Existence of a dangerous condition is usually a question of fact for the jury (Bakity v. County of Riverside, 12 Cal.App.3d 24, 30, 90 Cal.Rptr. 541). But both statutory (Gov.Code, s 830.2) and decisional law (Callahan v. City and County of San Francisco, 15 Cal.App.3d 374, 378-379, 93 Cal.Rptr. 122) recognize that the evidence may, as a matter of law show, “that the risk created by the condition was of such a minor, trivial or insignificant nature * * * that no reasonable person would conclude that the condition created a substantial risk of injury when such property * * * was used with due care in a manner in which it was reasonably foreseeable that it would be used.” This case fits precisely into the rule of section 830.2.

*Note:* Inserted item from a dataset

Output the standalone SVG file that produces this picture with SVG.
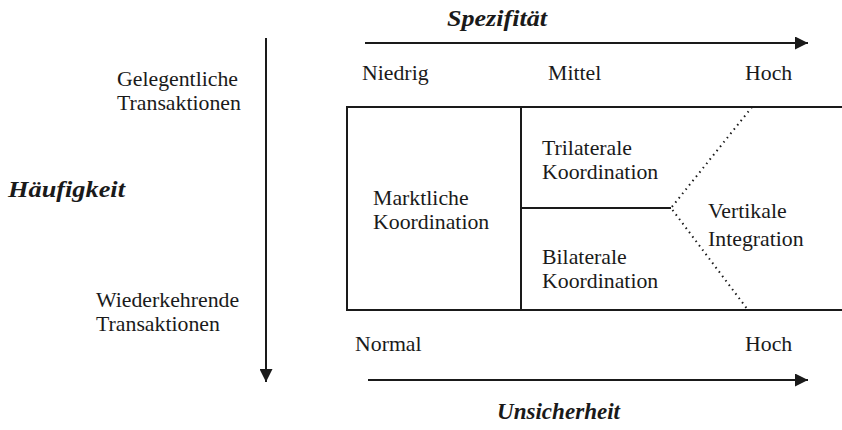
<svg xmlns="http://www.w3.org/2000/svg" width="842" height="430" viewBox="0 0 842 430">
<style>
text{font-family:"Liberation Serif","Times New Roman",serif;fill:#1a1a1a}
.t{font-size:21.8px}
.h{font-size:24px;font-weight:bold;font-style:italic}
.ln{stroke:#1a1a1a;stroke-width:2;fill:none}
.dot{stroke:#1a1a1a;stroke-width:2;stroke-dasharray:1.5 4;fill:none}
</style>
<defs>
<marker id="ah" viewBox="0 0 10 10" refX="10" refY="5" markerWidth="15" markerHeight="13" markerUnits="userSpaceOnUse" orient="auto">
<path d="M0,0 L10,5 L0,10 z" fill="#1a1a1a"/>
</marker>
</defs>
<rect width="842" height="430" fill="#fff"/>
<g id="connectors">
<line class="ln" x1="365" y1="43" x2="808" y2="43" marker-end="url(#ah)"/>
<line class="ln" x1="368" y1="380" x2="808" y2="380" marker-end="url(#ah)"/>
<line class="ln" x1="266" y1="38" x2="266" y2="382" marker-end="url(#ah)"/>
</g>
<g id="axis-labels">
<text class="h" x="447" y="26" textLength="100" lengthAdjust="spacingAndGlyphs">Spezifität</text>
<text class="t" x="362" y="80">Niedrig</text>
<text class="t" x="548" y="80">Mittel</text>
<text class="t" x="745" y="80">Hoch</text>
<text class="t" x="117" y="86">Gelegentliche</text>
<text class="t" x="117" y="110">Transaktionen</text>
<text class="h" x="8" y="197" textLength="117" lengthAdjust="spacingAndGlyphs">Häufigkeit</text>
<text class="t" x="96" y="307">Wiederkehrende</text>
<text class="t" x="96" y="331">Transaktionen</text>
<text class="t" x="355" y="351">Normal</text>
<text class="t" x="745" y="351">Hoch</text>
<text class="h" x="497" y="419" textLength="123" lengthAdjust="spacingAndGlyphs">Unsicherheit</text>
</g>
<g id="matrix">
<path class="ln" d="M842,107 H347 V310 H842"/>
<line class="ln" x1="521" y1="107" x2="521" y2="310"/>
<line class="ln" x1="521" y1="208" x2="671" y2="208"/>
<path class="dot" d="M752,107 L671,208 L748,310"/>
</g>
<g id="marktliche">
<text class="t" x="373" y="205">Marktliche</text>
<text class="t" x="373" y="229">Koordination</text>
</g>
<g id="trilaterale">
<text class="t" x="542" y="155">Trilaterale</text>
<text class="t" x="542" y="179">Koordination</text>
</g>
<g id="bilaterale">
<text class="t" x="542" y="264">Bilaterale</text>
<text class="t" x="542" y="288">Koordination</text>
</g>
<g id="vertikale">
<text class="t" x="708" y="218">Vertikale</text>
<text class="t" x="708" y="246">Integration</text>
</g>
</svg>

The assertion by plaintiff's expert of some value in guard rails was but general and abstruse. It in no way suggests that absence of guard rails on this particular one-mile stretch of highway, where clear visibility is in no way obstructed, contributed in any way to any defective or dangerous condition. There were conflicting declarations as to whether the chip seal surfacing of the shoulder differed in either appearance or feel from that of the lane surface. But it is undisputed that the line marking the left side of the outer lane was clearly visible. Yet Laspada crossed the entire shoulder, so that his car's right side was more than 22 feet from the obvious lane line. No reasonable person could conclude that any risk of injury existed to one using the highway “with due care in a manner in which it was reasonably foreseeable that it would be used.” This is not a mere “ ‘momentary miscalculation or lapse on the part of the human agent’ ” (Curreri v. City and County of San Francisco, 262 Cal.App.2d 603, 612, 69 Cal.Rptr. 20, 26) against which the state may be required to guard in designing its highways. The record conclusively establishes that Laspada's negligence was the sole cause of plaintiff's injury.

In light of this holding, we need not discuss the state's exemption under design immunity.

Judgment affirmed.

DRAPER, Presiding Justice.

SCOTT and GOOD (Retired Judge of the Superior Court, assigned by the Chairperson of the Judicial Council), JJ., concur.